Facing opposition from parents, students and staff, Superintendent Garth Harries has decided not to try to save money by moving Hyde School from a costly swing space into a wing of Hillhouse High this fall.
Harries announced that plan in a press release distributed at Monday’s school board meeting at Betsy Ross Arts Magnet School.
Hyde will remain at its rented North Haven campus next year, Harries announced. He said Hyde will move to Hillhouse High in the fall of 2015.
The decision capped months of conversations about the future of Hyde School of Health Sciences and Sports Medicine, a 200-student magnet high school in the New Haven public school system. The school has been squatting in a North Haven building as it awaits a permanent home.
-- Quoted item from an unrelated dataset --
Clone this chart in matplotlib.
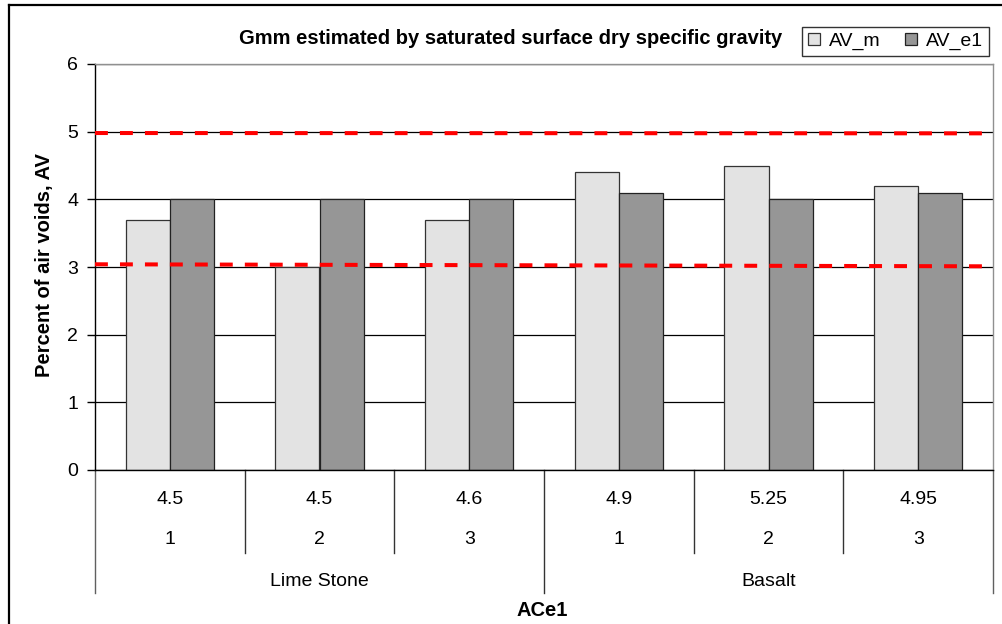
import matplotlib
matplotlib.use("Agg")
import matplotlib.pyplot as plt
from matplotlib.lines import Line2D
import numpy as np

plt.rcParams['font.family'] = ['Liberation Sans', 'DejaVu Sans']

# Data
gmm_values = ["4.5", "4.5", "4.6", "4.9", "5.25", "4.95"]
sample_ids = ["1", "2", "3", "1", "2", "3"]
aggregates = ["Lime Stone", "Basalt"]
av_m = [3.7, 3.0, 3.7, 4.4, 4.5, 4.2]
av_e1 = [4.0, 4.0, 4.0, 4.1, 4.0, 4.1]
upper_limit = [4.98, 4.975]
lower_limit = [3.04, 3.01]

W, H = 1002, 624
FS = 14
FSB = 14.5
fig = plt.figure(figsize=(W / 100, H / 100), dpi=100)

def px(x0, y0, x1, y1):
    return [x0 / W, 1 - y1 / H, (x1 - x0) / W, (y1 - y0) / H]

ax = fig.add_axes(px(95, 64, 993, 470))

n = len(av_m)
x = np.arange(n)
bw = 0.294
ax.bar(x - bw / 2, av_m, bw, color='#E3E3E3', edgecolor='#333333', linewidth=0.9, label='AV_m', zorder=2)
ax.bar(x + bw / 2, av_e1, bw, color='#969696', edgecolor='#222222', linewidth=0.9, label='AV_e1', zorder=2)

ax.set_xlim(-0.5, n - 0.5)
ax.set_ylim(0, 6)
ax.set_yticks(range(0, 7))
ax.tick_params(axis='y', length=6, width=1, labelsize=FS, pad=6, direction='out')
ax.set_xticks([])
ax.yaxis.grid(True, color='black', linewidth=0.9)
ax.set_axisbelow(True)

for s in ['left', 'bottom']:
    ax.spines[s].set_color('black')
    ax.spines[s].set_linewidth(1.0)
for s in ['top', 'right']:
    ax.spines[s].set_color('#909090')
    ax.spines[s].set_linewidth(1.0)

# Specification limits
xs = [-0.5, n - 0.5]
for lim in (upper_limit, lower_limit):
    ax.plot(xs, lim, color='#FF0000', linewidth=2.9, dashes=(3.2, 3.0), zorder=4, clip_on=False)

# Multi-level category axis
trans = ax.get_xaxis_transform()
ah = 470 - 64
def yfrac(py):
    return (470 - py) / ah

for i in range(n):
    ax.text(i, yfrac(500), gmm_values[i], transform=trans, ha='center', va='center', fontsize=FS)
    ax.text(i, yfrac(540), sample_ids[i], transform=trans, ha='center', va='center', fontsize=FS)

per_group = n // len(aggregates)
for g, name in enumerate(aggregates):
    center = g * per_group + (per_group - 1) / 2
    ax.text(center, yfrac(582), name, transform=trans, ha='center', va='center', fontsize=FS)

for b in np.arange(0, n + 1) - 0.5:
    is_group = (b + 0.5) % per_group == 0
    bottom = yfrac(593) if is_group else yfrac(553)
    col = '#606060' if b in (-0.5, n - 0.5) else '#333333'
    ax.add_line(Line2D([b, b], [0, bottom], transform=trans, color=col, linewidth=1.0, clip_on=False))

fig.text(542 / W, 1 - 610 / H, 'ACe1', ha='center', va='center', fontsize=FSB, fontweight='bold')
fig.text(45 / W, 1 - 265 / H, 'Percent of air voids, AV', ha='center', va='center',
         rotation=90, fontsize=FSB, fontweight='bold')
fig.text(511 / W, 1 - 38 / H, 'Gmm estimated by saturated surface dry specific gravity',
         ha='center', va='center', fontsize=FSB, fontweight='bold')

leg = fig.legend(loc='center', bbox_to_anchor=((798 + 993) / 2 / W, 1 - 41.5 / H), ncol=2,
                 frameon=True, fancybox=False, edgecolor='black', fontsize=FS,
                 handlelength=0.6, handleheight=0.6, handletextpad=0.45, columnspacing=1.3,
                 borderpad=0.3, borderaxespad=0)
leg.get_frame().set_linewidth(1.0)

# Chart border
fig.add_artist(Line2D([8.5 / W, 8.5 / W], [0, 1 - 5 / H], transform=fig.transFigure, color='black', linewidth=1.6))
fig.add_artist(Line2D([8.5 / W, 1], [1 - 5 / H, 1 - 5 / H], transform=fig.transFigure, color='black', linewidth=1.6))

fig.savefig('out.png', dpi=100)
Harries this year revived the unpopular idea of moving the school into an underused wing of Hillhouse High School, a comprehensive school on Sherman Avenue.
Harries argued the move could save $750,000 to $1 million in rent and transportation costs; he also argued that Hillhouse is the best option for a long-term, permanent home for Hyde.
Hyde parents, students and staff balked at the idea of the move, citing concerns about student safety and losing Hyde’s identity as an independent school. They said they feared that moving the school to Hillhouse would amount to closing it and making it one of the new “academies” inside Hillhouse High.
Harries ended up making a compromise: He agreed not to move the school this fall. But he said he has “made a firm decision” to move it to Hillhouse in time for the 2015 – 16 school year.
“Given where we are with the other changes that we’re making at Hillhouse, we wanted to be [sure] we can adequately plan for the sharing of the space in the building,” Harries said.
The district is applying for state money to physically split up Hillhouse High into three separate “academies,” each with their own principal.
Harries said he has heard from Hyde parents, students and staff a “clear passion around preserving their educational community” and not being absorbed into Hillhouse.
Harries said he “will fight to keep Hyde as an independent school.”
He said the district will involve the Hyde community in “planning for the transition to the new location” and determining how the Hillhouse space will be configured.
“The decision creates an exciting opportunity that will allow students at Hyde to take advantage of specialized spaces designed for the health sciences and sports medicine theme, as well as high-level science labs,” Harries wrote.
Hyde will have its own “self-contained” space at Hillhouse, with a separate entrance and its own sign, Harries said.
“We believe that Hyde can thrive in this new location and a year of collaborative planning will ensure we get the transition right,” Harries said in the release. “We have a lot of work to do over the next year, but we are confident that we can build a strong, vibrant future for Hyde on the Hillhouse campus.”